>> start

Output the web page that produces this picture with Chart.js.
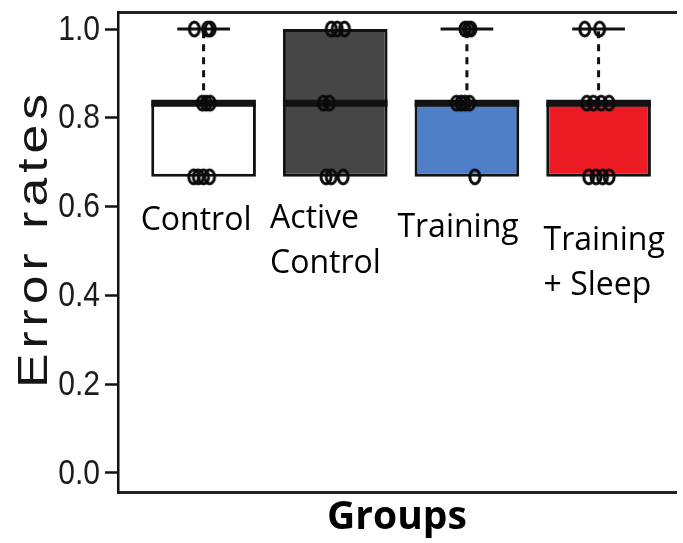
<!DOCTYPE html>
<html>
<head>
<meta charset="utf-8">
<title>Error rates by group</title>
<script src="https://cdn.jsdelivr.net/npm/chart.js@4.4.0/dist/chart.umd.min.js"></script>
<style>
  html, body { margin: 0; padding: 0; background: #ffffff; }
  #wrap { width: 683px; height: 543px; }
</style>
</head>
<body>
<div id="wrap"><canvas id="chart" width="683" height="543"></canvas></div>
<script>
// Group names (one entry per printed line)
const groupNames = [['Control'], ['Active', 'Control'], ['Training'], ['Training', '+ Sleep']];
const groupPositions = [1, 2, 3, 4];

// Box-plot summaries
const lowerQuartile = [0.667, 0.667, 0.667, 0.667];
const medianValue   = [0.833, 0.833, 0.833, 0.833];
const upperQuartile = [0.833, 1.0, 0.833, 0.833];
const whiskerMin    = [0.667, 0.667, 0.667, 0.667];
const whiskerMax    = [1.0, 1.0, 1.0, 1.0];

// Individual error rates per group, with their horizontal jitter (category units)
const obsValues = [
  [1.0, 1.0, 1.0, 0.833, 0.833, 0.833, 0.667, 0.667, 0.667, 0.667],
  [1.0, 1.0, 1.0, 0.833, 0.833, 0.667, 0.667, 0.667],
  [1.0, 1.0, 1.0, 0.833, 0.833, 0.833, 0.833, 0.667],
  [1.0, 1.0, 0.833, 0.833, 0.833, 0.833, 0.667, 0.667, 0.667, 0.667]
];
const obsJitter = [
  [-0.07, 0.03, 0.05, -0.01, 0.02, 0.05, -0.075, -0.04, 0.0, 0.045],
  [-0.03, 0.015, 0.07, -0.09, -0.045, -0.07, -0.03, 0.06],
  [-0.015, 0.01, 0.03, -0.08, -0.045, -0.015, 0.02, 0.06],
  [-0.105, 0.0075, -0.09, -0.04, 0.02, 0.08, -0.075, -0.02, 0.03, 0.08]
];

const yTicks = [0, 0.2, 0.4, 0.6, 0.8, 1.0];

// Styling
const boxColors = ['#ffffff', '#464646', '#4f7fc6', '#ed1c24'];
const BOX_FRACTION = 0.795;        // box width as a share of one category
const CAP_HALF = 0.2;              // whisker cap half-width (category units)
const INK = '#121212';

// Open ring used for every observation
function ringMarker() {
  const c = document.createElement('canvas');
  c.width = 18; c.height = 22;
  const g = c.getContext('2d');
  g.lineWidth = 3;
  g.strokeStyle = '#0a0a0a';
  g.beginPath();
  g.ellipse(9, 11, 5, 6.9, 0, 0, Math.PI * 2);
  g.stroke();
  return c;
}

// Segment builders (null breaks the line between groups)
function segments(pairs) {
  const out = [];
  pairs.forEach(([a, b]) => { out.push(a, b, { x: b.x, y: null }); });
  return out;
}

const half = BOX_FRACTION / 2;
const medianData = segments(groupPositions.map((p, i) => [
  { x: p - half, y: medianValue[i] }, { x: p + half, y: medianValue[i] }
]));

const capPairs = [];
const stemPairs = [];
groupPositions.forEach((p, i) => {
  if (whiskerMax[i] > upperQuartile[i]) {
    capPairs.push([{ x: p - CAP_HALF, y: whiskerMax[i] }, { x: p + CAP_HALF, y: whiskerMax[i] }]);
    stemPairs.push([{ x: p, y: upperQuartile[i] }, { x: p, y: whiskerMax[i] }]);
  }
  if (whiskerMin[i] < lowerQuartile[i]) {
    capPairs.push([{ x: p - CAP_HALF, y: whiskerMin[i] }, { x: p + CAP_HALF, y: whiskerMin[i] }]);
    stemPairs.push([{ x: p, y: whiskerMin[i] }, { x: p, y: lowerQuartile[i] }]);
  }
});

const pointData = [];
obsValues.forEach((vals, g) => {
  vals.forEach((v, k) => pointData.push({ x: groupPositions[g] + obsJitter[g][k], y: v }));
});

// Where each group name starts (data coordinates of the first baseline)
const labelAnchors = [
  { x: 0.522, y: 0.547 },
  { x: 1.505, y: 0.552 },
  { x: 2.472, y: 0.5315 },
  { x: 3.582, y: 0.502 }
];
const LABEL_LINE_GAP = 45;

const overlayText = {
  id: 'overlayText',
  afterDraw(chart) {
    const { ctx, scales: { x, y } } = chart;
    ctx.save();

    // Y tick labels: condensed, set against the tick marks
    ctx.fillStyle = '#1c1c1c';
    ctx.font = '35px "Liberation Sans", Arial, sans-serif';
    ctx.textAlign = 'right';
    ctx.textBaseline = 'middle';
    const labelRight = y.right - y.options.grid.tickLength - 5;
    y.ticks.forEach(t => {
      ctx.save();
      ctx.translate(labelRight, y.getPixelForValue(t.value));
      ctx.scale(0.86, 1);
      ctx.fillText(Number(t.value).toFixed(1), 0, 1);
      ctx.restore();
    });

    // Group names inside the plot
    ctx.fillStyle = '#000000';
    ctx.font = '32px "Open Sans"';
    ctx.textAlign = 'left';
    ctx.textBaseline = 'alphabetic';
    groupNames.forEach((lines, i) => {
      const a = labelAnchors[i];
      lines.forEach((t, j) => {
        ctx.fillText(t, x.getPixelForValue(a.x), y.getPixelForValue(a.y) + j * LABEL_LINE_GAP);
      });
    });

    // Vertical axis title, drawn tall and slightly spaced
    const spacing = 4.2;
    ctx.font = '43px "Liberation Sans", Arial, sans-serif';
    ctx.fillStyle = '#161616';
    if ('letterSpacing' in ctx) ctx.letterSpacing = spacing + 'px';
    const w = ctx.measureText('Error rates').width - spacing;
    ctx.translate(47, 241);
    ctx.rotate(-Math.PI / 2);
    ctx.scale(1.2, 1);
    ctx.fillText('Error rates', -w / 2, 0);
    ctx.restore();
  }
};

new Chart(document.getElementById('chart'), {
  type: 'bar',
  data: {
    datasets: [
      {
        type: 'scatter',
        label: 'observations',
        data: pointData,
        pointStyle: ringMarker(),
        pointRadius: 6,
        order: 0
      },
      {
        type: 'line',
        label: 'median',
        data: medianData,
        borderColor: INK,
        borderWidth: 7,
        borderCapStyle: 'butt',
        pointRadius: 0,
        fill: false,
        tension: 0,
        order: 1
      },
      {
        type: 'line',
        label: 'whisker caps',
        data: segments(capPairs),
        borderColor: INK,
        borderWidth: 3,
        borderCapStyle: 'butt',
        pointRadius: 0,
        fill: false,
        order: 2
      },
      {
        type: 'line',
        label: 'whiskers',
        data: segments(stemPairs),
        borderColor: INK,
        borderWidth: 3,
        borderDash: [7, 6],
        borderCapStyle: 'butt',
        pointRadius: 0,
        fill: false,
        order: 3
      },
      {
        type: 'bar',
        label: 'boxes',
        data: groupPositions.map((p, i) => ({ x: p, y: [lowerQuartile[i], upperQuartile[i]] })),
        backgroundColor: boxColors,
        borderColor: INK,
        borderWidth: 3,
        borderSkipped: false,
        barPercentage: BOX_FRACTION,
        categoryPercentage: 1,
        order: 5
      }
    ]
  },
  options: {
    responsive: false,
    animation: false,
    events: [],
    layout: { padding: 0 },
    plugins: { legend: { display: false }, tooltip: { enabled: false } },
    scales: {
      x: {
        type: 'linear',
        position: 'bottom',
        min: 0.35,
        max: 4.588,
        offset: false,
        afterBuildTicks(s) { s.ticks = groupPositions.map(v => ({ value: v })); },
        ticks: { display: false },
        grid: { display: false, offset: false },
        border: { display: true, width: 3, color: '#222222' },
        title: {
          display: true,
          text: 'Groups',
          color: '#000000',
          font: { family: '"Open Sans"', weight: 'bold', size: 39 },
          padding: { top: 0, bottom: 2 }
        },
        afterFit(s) { s.height = 51; }
      },
      xTop: {
        axis: 'x',
        type: 'linear',
        position: 'top',
        min: 0.35,
        max: 4.588,
        offset: false,
        ticks: { display: false },
        grid: { display: false, offset: false },
        border: { display: true, width: 3, color: '#222222' },
        afterFit(s) { s.height = 12; }
      },
      y: {
        type: 'linear',
        min: -0.0428,
        max: 1.0383,
        afterBuildTicks(s) { s.ticks = yTicks.map(v => ({ value: v })); },
        ticks: { display: false },
        grid: {
          drawOnChartArea: false,
          drawTicks: true,
          tickLength: 13,
          tickWidth: 2.5,
          tickColor: INK
        },
        border: { display: true, width: 2.5, color: INK },
        afterFit(s) { s.width = 118; }
      }
    }
  },
  plugins: [overlayText]
});
</script>
</body>
</html>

>> end

■ **STATED EXERCISE**
Exactly as written, please give again the lines from the beginning of the listing through the line containing "const INK = '#121212';", inclusive, without any pictures.

■ **EXPECTED ANSWER**
Output the web page that produces this picture with Chart.js.
<!DOCTYPE html>
<html>
<head>
<meta charset="utf-8">
<title>Error rates by group</title>
<script src="https://cdn.jsdelivr.net/npm/chart.js@4.4.0/dist/chart.umd.min.js"></script>
<style>
  html, body { margin: 0; padding: 0; background: #ffffff; }
  #wrap { width: 683px; height: 543px; }
</style>
</head>
<body>
<div id="wrap"><canvas id="chart" width="683" height="543"></canvas></div>
<script>
// Group names (one entry per printed line)
const groupNames = [['Control'], ['Active', 'Control'], ['Training'], ['Training', '+ Sleep']];
const groupPositions = [1, 2, 3, 4];

// Box-plot summaries
const lowerQuartile = [0.667, 0.667, 0.667, 0.667];
const medianValue   = [0.833, 0.833, 0.833, 0.833];
const upperQuartile = [0.833, 1.0, 0.833, 0.833];
const whiskerMin    = [0.667, 0.667, 0.667, 0.667];
const whiskerMax    = [1.0, 1.0, 1.0, 1.0];

// Individual error rates per group, with their horizontal jitter (category units)
const obsValues = [
  [1.0, 1.0, 1.0, 0.833, 0.833, 0.833, 0.667, 0.667, 0.667, 0.667],
  [1.0, 1.0, 1.0, 0.833, 0.833, 0.667, 0.667, 0.667],
  [1.0, 1.0, 1.0, 0.833, 0.833, 0.833, 0.833, 0.667],
  [1.0, 1.0, 0.833, 0.833, 0.833, 0.833, 0.667, 0.667, 0.667, 0.667]
];
const obsJitter = [
  [-0.07, 0.03, 0.05, -0.01, 0.02, 0.05, -0.075, -0.04, 0.0, 0.045],
  [-0.03, 0.015, 0.07, -0.09, -0.045, -0.07, -0.03, 0.06],
  [-0.015, 0.01, 0.03, -0.08, -0.045, -0.015, 0.02, 0.06],
  [-0.105, 0.0075, -0.09, -0.04, 0.02, 0.08, -0.075, -0.02, 0.03, 0.08]
];

const yTicks = [0, 0.2, 0.4, 0.6, 0.8, 1.0];

// Styling
const boxColors = ['#ffffff', '#464646', '#4f7fc6', '#ed1c24'];
const BOX_FRACTION = 0.795;        // box width as a share of one category
const CAP_HALF = 0.2;              // whisker cap half-width (category units)
const INK = '#121212';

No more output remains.